Pictures stay out of the copy. Please reproduce only the lines between the one holding "Write a web" and the one holding "96.5, 97.0, 97.3];", inclusive.

[Start Available records]

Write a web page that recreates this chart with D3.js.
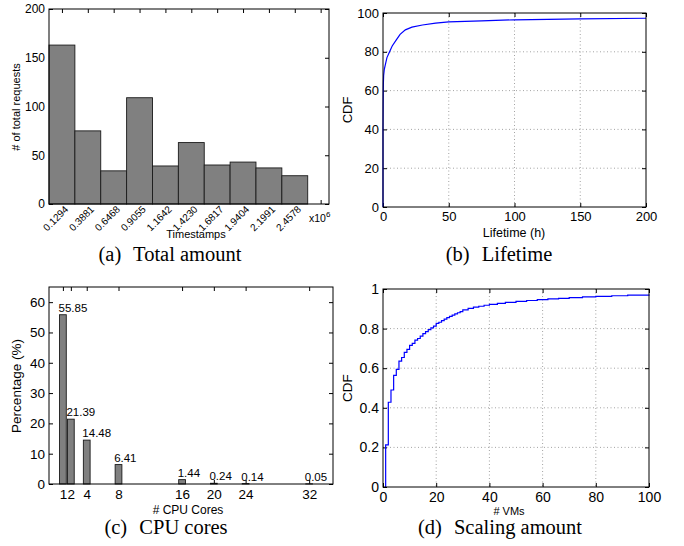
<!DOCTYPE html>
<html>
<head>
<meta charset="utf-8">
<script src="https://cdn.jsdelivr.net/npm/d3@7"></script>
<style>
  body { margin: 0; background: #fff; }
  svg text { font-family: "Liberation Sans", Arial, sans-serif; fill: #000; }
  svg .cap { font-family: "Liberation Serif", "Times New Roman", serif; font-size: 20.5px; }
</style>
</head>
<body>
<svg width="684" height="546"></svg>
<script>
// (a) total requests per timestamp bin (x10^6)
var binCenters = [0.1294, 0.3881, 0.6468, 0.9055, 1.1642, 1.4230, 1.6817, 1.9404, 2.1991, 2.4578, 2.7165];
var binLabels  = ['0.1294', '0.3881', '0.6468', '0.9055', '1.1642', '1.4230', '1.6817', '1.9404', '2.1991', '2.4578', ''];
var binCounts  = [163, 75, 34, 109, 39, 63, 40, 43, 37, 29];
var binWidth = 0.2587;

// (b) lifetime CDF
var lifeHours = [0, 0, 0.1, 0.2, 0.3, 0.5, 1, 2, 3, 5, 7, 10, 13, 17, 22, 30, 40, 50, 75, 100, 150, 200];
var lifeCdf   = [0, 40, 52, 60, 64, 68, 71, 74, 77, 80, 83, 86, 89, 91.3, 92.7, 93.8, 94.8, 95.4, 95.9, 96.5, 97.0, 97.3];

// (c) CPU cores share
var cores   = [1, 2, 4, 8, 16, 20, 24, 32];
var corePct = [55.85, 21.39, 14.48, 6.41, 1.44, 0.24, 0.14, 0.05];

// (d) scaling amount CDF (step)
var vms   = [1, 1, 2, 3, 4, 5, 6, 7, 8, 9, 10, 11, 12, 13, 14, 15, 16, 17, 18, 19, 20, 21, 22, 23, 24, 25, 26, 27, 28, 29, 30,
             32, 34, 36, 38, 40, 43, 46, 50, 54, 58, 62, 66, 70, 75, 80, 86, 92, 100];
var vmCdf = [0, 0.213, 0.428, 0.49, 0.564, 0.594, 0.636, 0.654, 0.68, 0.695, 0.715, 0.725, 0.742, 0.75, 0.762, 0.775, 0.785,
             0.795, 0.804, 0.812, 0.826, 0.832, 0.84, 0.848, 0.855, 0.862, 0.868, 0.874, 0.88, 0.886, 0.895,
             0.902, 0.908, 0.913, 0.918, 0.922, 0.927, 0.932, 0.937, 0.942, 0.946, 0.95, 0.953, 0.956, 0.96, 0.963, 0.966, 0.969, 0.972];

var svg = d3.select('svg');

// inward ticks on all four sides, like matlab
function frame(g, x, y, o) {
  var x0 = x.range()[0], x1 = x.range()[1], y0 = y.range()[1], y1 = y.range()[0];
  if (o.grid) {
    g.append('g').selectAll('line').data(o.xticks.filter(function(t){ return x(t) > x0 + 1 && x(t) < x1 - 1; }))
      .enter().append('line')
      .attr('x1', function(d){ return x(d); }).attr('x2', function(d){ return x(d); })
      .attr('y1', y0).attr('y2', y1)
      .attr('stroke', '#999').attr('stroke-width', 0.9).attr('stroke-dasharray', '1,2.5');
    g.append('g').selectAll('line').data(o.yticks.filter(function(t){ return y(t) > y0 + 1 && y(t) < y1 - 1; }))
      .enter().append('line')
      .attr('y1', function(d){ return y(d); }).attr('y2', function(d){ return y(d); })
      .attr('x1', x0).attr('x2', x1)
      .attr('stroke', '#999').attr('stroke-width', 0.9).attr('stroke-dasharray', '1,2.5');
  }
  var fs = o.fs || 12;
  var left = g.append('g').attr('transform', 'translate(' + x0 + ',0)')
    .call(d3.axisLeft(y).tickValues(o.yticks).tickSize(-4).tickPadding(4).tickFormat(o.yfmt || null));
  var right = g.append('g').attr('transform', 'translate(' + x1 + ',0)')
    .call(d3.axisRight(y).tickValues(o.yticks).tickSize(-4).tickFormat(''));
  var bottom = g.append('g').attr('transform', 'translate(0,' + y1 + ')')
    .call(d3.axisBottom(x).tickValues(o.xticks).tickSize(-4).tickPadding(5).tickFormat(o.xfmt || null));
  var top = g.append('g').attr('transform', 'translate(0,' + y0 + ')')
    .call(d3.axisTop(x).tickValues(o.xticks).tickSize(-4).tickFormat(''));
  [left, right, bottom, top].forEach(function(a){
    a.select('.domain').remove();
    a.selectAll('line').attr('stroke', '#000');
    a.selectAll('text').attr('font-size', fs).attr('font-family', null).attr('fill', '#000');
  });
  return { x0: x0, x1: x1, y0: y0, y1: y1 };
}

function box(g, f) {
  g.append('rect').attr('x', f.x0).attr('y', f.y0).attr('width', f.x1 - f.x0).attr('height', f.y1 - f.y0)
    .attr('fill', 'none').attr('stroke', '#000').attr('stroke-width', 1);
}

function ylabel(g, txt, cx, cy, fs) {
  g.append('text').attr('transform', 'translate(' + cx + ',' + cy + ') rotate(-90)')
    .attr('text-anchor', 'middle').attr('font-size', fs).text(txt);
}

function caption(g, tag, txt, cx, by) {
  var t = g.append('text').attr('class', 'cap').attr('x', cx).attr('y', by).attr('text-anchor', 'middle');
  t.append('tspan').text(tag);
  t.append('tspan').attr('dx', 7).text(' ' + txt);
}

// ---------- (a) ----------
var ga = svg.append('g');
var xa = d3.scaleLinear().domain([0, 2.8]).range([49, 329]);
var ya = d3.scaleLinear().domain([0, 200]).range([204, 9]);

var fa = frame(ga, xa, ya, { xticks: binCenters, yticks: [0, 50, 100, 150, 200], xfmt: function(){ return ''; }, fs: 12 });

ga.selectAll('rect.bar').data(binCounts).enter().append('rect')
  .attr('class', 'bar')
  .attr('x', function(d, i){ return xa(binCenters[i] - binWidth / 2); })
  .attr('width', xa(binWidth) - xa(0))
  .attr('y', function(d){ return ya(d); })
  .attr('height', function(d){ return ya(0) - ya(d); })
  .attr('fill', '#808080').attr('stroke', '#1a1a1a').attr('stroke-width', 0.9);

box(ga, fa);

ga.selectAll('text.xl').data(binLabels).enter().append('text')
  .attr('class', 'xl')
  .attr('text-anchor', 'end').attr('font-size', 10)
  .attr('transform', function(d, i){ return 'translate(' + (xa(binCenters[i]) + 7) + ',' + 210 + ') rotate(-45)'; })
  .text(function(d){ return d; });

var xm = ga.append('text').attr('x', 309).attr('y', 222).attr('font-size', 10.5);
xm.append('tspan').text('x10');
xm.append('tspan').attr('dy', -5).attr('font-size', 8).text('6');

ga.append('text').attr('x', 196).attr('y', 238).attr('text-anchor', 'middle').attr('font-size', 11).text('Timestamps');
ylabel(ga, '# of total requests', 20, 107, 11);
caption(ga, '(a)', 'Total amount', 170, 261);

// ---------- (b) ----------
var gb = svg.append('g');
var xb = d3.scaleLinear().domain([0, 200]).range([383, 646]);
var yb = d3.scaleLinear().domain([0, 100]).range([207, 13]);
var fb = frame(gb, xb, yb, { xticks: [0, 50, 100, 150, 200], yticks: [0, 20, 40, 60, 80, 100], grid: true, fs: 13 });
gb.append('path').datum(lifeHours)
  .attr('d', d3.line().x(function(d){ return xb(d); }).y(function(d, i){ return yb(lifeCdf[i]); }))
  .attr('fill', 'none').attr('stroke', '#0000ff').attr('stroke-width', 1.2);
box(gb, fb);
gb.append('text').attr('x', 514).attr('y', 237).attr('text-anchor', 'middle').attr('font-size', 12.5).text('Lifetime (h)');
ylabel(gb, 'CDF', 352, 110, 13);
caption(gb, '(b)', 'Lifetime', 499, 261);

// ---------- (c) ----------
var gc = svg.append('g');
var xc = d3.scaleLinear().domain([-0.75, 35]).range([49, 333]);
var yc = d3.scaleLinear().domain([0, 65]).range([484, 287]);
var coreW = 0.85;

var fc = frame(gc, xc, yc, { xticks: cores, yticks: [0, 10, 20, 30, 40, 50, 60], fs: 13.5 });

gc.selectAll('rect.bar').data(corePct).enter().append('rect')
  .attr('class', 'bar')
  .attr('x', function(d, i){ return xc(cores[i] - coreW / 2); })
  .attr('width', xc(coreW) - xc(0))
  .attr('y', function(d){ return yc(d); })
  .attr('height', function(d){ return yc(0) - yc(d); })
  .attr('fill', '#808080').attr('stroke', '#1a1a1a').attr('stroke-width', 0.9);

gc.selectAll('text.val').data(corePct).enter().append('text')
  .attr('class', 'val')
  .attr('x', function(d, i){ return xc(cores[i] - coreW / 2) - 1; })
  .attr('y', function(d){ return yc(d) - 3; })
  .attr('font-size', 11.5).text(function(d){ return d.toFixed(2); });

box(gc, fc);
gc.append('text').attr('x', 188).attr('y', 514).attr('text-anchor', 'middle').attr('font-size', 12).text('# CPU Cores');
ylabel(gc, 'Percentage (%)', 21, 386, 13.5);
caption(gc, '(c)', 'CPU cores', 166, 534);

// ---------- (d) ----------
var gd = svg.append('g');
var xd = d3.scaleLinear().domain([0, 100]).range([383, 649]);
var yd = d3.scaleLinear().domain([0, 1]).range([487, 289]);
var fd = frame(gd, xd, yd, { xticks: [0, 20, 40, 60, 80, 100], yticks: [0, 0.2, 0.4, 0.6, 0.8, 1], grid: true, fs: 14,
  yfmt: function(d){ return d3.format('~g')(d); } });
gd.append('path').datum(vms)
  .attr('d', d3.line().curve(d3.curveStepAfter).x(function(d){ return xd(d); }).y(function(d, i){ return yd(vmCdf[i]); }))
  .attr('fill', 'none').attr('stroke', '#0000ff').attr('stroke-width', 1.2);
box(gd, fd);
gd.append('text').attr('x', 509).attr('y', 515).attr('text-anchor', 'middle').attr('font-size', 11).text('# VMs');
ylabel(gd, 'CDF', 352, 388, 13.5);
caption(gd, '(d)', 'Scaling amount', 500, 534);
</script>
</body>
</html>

[End Available records]
[Start Available records]

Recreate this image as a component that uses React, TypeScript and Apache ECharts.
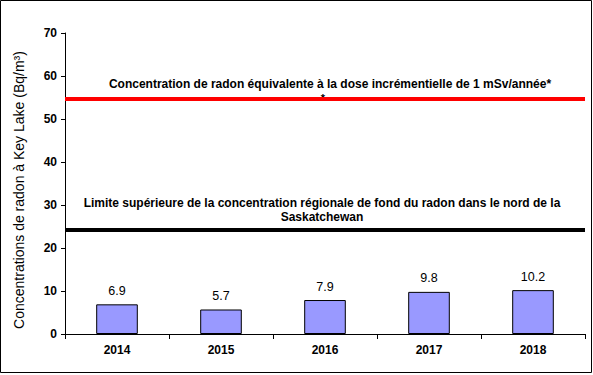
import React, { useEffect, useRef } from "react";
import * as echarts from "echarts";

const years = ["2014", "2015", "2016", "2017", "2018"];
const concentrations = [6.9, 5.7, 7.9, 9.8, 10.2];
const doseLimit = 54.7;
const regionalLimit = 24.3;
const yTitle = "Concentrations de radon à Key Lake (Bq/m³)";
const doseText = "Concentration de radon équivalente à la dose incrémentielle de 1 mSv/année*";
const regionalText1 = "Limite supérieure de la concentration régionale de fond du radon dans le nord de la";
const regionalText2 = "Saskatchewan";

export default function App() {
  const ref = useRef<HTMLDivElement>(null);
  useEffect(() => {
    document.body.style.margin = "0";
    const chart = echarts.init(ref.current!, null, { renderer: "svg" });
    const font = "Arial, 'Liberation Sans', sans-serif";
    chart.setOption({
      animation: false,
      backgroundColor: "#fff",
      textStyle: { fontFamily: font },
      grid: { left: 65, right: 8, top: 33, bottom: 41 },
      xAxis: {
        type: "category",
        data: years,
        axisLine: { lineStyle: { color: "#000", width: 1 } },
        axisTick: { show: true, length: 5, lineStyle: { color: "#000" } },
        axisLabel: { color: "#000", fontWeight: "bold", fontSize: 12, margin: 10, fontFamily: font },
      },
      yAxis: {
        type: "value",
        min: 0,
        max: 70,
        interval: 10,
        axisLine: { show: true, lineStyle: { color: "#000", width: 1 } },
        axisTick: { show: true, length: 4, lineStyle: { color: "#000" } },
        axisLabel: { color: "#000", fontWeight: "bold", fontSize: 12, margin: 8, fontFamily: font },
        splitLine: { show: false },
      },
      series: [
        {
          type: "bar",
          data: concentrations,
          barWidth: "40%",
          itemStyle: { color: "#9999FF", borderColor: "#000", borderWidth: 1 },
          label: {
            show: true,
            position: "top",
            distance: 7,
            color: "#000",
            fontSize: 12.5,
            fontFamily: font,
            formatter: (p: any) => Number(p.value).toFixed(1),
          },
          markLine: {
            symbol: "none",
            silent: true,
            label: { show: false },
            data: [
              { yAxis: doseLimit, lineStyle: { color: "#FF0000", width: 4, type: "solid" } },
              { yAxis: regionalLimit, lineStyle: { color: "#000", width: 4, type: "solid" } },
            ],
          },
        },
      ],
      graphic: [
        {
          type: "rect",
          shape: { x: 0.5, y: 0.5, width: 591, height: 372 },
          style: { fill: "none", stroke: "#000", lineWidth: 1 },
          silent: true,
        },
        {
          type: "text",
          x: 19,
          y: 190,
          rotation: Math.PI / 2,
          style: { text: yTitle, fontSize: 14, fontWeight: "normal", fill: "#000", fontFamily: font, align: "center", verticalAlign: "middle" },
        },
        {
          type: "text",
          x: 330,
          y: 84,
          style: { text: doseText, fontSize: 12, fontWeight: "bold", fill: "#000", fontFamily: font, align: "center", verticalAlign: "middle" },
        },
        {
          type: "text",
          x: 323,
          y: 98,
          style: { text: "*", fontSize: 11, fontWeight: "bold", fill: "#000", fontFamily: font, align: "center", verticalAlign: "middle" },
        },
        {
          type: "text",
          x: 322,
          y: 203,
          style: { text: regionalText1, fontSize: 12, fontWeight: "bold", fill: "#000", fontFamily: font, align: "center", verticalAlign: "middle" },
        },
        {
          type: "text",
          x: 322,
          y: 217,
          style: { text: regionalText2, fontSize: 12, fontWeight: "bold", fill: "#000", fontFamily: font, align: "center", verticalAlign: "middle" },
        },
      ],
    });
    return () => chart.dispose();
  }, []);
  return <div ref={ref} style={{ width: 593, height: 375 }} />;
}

[End Available records]

— Task answer —
Write a web page that recreates this chart with D3.js.
<!DOCTYPE html>
<html>
<head>
<meta charset="utf-8">
<script src="https://cdn.jsdelivr.net/npm/d3@7"></script>
<style>
  body { margin: 0; background: #fff; }
  svg text { font-family: "Liberation Sans", Arial, sans-serif; fill: #000; }
  svg .cap { font-family: "Liberation Serif", "Times New Roman", serif; font-size: 20.5px; }
</style>
</head>
<body>
<svg width="684" height="546"></svg>
<script>
// (a) total requests per timestamp bin (x10^6)
var binCenters = [0.1294, 0.3881, 0.6468, 0.9055, 1.1642, 1.4230, 1.6817, 1.9404, 2.1991, 2.4578, 2.7165];
var binLabels  = ['0.1294', '0.3881', '0.6468', '0.9055', '1.1642', '1.4230', '1.6817', '1.9404', '2.1991', '2.4578', ''];
var binCounts  = [163, 75, 34, 109, 39, 63, 40, 43, 37, 29];
var binWidth = 0.2587;

// (b) lifetime CDF
var lifeHours = [0, 0, 0.1, 0.2, 0.3, 0.5, 1, 2, 3, 5, 7, 10, 13, 17, 22, 30, 40, 50, 75, 100, 150, 200];
var lifeCdf   = [0, 40, 52, 60, 64, 68, 71, 74, 77, 80, 83, 86, 89, 91.3, 92.7, 93.8, 94.8, 95.4, 95.9, 96.5, 97.0, 97.3];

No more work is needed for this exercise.